» Written problem
Reproduce the lines below exactly, from the one containing "What React, TypeScript" through the one containing "Chart.register(...registerables);", both included. Leave out any pictures.

>>>>

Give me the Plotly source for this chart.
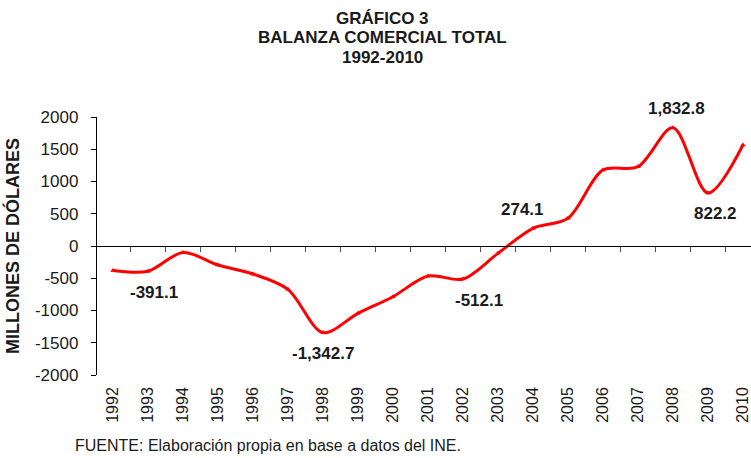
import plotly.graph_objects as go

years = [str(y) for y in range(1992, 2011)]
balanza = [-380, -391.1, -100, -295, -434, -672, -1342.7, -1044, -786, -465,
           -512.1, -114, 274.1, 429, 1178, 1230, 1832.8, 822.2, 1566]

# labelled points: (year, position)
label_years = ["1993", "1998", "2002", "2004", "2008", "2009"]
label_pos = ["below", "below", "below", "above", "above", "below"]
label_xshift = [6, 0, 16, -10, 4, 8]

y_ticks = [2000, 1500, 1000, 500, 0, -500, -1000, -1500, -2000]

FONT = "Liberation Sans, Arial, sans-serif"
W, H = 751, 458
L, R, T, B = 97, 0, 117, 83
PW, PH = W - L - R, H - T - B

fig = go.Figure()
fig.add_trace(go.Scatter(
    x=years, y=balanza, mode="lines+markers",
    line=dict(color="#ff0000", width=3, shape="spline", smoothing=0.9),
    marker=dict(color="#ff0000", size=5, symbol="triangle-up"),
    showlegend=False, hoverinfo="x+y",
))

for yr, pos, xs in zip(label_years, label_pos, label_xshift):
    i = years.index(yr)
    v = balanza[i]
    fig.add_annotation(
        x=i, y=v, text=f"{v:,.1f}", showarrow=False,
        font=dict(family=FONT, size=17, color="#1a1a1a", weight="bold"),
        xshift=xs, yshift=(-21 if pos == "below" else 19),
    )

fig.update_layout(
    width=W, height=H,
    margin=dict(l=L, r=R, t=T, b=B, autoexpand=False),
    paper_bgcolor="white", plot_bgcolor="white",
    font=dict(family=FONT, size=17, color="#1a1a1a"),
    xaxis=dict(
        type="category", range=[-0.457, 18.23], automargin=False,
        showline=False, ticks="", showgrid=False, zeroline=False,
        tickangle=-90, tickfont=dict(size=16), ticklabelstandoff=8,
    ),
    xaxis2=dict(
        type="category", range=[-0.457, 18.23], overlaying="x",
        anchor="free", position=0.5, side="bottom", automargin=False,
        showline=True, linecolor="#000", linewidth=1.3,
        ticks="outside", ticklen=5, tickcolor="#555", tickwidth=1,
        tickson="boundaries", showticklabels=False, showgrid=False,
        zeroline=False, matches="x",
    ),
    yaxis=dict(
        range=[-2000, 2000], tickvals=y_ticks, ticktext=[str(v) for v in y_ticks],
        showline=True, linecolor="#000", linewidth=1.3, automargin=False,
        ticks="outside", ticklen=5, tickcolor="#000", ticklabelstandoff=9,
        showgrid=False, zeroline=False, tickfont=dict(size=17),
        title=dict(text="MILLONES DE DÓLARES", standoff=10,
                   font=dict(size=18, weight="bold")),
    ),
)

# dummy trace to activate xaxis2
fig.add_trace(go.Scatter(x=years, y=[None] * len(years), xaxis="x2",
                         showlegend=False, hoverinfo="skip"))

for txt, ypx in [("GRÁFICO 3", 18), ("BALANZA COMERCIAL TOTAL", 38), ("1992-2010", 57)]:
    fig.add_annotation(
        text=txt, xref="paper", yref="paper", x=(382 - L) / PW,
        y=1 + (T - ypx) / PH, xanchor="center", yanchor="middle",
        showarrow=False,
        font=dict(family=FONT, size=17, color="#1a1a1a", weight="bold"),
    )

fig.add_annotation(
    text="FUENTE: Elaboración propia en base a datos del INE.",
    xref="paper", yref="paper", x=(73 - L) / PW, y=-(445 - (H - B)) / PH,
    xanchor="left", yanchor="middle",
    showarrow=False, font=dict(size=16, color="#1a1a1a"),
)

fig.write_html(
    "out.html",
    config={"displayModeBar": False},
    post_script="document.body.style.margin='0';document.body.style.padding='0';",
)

<<<<
>>>>

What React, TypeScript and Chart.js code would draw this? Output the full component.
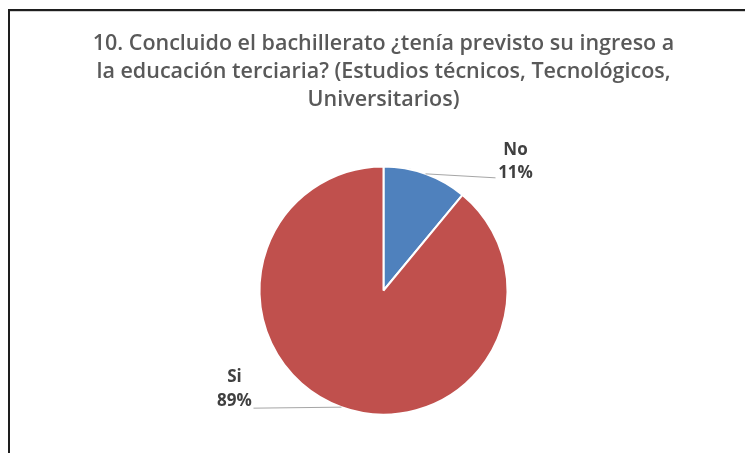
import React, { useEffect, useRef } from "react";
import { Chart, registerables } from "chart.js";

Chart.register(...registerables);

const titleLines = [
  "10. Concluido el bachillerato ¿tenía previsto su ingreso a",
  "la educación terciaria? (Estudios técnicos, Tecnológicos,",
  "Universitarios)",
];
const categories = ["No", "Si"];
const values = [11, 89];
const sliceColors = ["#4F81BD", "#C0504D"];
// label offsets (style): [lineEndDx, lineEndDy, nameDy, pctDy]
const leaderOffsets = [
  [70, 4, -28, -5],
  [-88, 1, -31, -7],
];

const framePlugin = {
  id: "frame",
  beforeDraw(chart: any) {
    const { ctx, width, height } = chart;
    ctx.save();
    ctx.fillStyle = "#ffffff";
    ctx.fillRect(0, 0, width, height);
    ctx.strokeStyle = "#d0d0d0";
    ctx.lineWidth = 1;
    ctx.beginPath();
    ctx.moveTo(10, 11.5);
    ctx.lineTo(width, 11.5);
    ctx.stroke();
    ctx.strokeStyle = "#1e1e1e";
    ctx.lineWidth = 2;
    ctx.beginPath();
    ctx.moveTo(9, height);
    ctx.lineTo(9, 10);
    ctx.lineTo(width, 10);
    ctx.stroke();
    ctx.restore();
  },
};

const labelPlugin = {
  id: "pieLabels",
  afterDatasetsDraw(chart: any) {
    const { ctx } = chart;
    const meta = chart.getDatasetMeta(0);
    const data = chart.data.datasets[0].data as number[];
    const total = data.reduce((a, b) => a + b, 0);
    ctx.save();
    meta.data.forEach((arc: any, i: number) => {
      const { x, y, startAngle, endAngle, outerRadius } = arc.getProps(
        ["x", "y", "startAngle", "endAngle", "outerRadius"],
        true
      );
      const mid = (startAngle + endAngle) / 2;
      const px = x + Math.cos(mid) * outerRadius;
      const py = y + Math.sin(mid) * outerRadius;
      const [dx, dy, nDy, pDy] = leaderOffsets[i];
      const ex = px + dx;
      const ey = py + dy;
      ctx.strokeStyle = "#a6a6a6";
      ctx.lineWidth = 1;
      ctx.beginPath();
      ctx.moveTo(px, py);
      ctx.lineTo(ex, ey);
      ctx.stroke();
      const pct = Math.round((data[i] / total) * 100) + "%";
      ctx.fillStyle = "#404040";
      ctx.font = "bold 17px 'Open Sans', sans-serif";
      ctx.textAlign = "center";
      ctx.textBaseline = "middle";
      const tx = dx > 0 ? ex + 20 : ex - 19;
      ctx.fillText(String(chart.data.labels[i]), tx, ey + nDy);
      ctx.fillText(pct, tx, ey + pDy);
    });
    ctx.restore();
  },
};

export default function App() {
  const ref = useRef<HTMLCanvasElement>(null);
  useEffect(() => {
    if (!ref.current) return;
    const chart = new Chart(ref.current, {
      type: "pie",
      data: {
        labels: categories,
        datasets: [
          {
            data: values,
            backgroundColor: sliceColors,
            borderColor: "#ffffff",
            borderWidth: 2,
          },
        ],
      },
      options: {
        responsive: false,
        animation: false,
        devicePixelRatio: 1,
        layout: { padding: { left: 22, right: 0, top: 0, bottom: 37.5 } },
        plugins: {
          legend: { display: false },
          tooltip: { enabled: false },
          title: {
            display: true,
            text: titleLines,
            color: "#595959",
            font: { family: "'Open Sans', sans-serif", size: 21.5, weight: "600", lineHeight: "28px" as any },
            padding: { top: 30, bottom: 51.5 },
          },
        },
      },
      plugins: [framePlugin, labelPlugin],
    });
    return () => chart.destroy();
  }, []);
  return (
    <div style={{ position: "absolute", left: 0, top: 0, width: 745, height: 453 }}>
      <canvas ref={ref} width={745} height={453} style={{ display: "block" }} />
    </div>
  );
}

<<<<

» Response to this task
What React, TypeScript and Chart.js code would draw this? Output the full component.
import React, { useEffect, useRef } from "react";
import { Chart, registerables } from "chart.js";

Chart.register(...registerables);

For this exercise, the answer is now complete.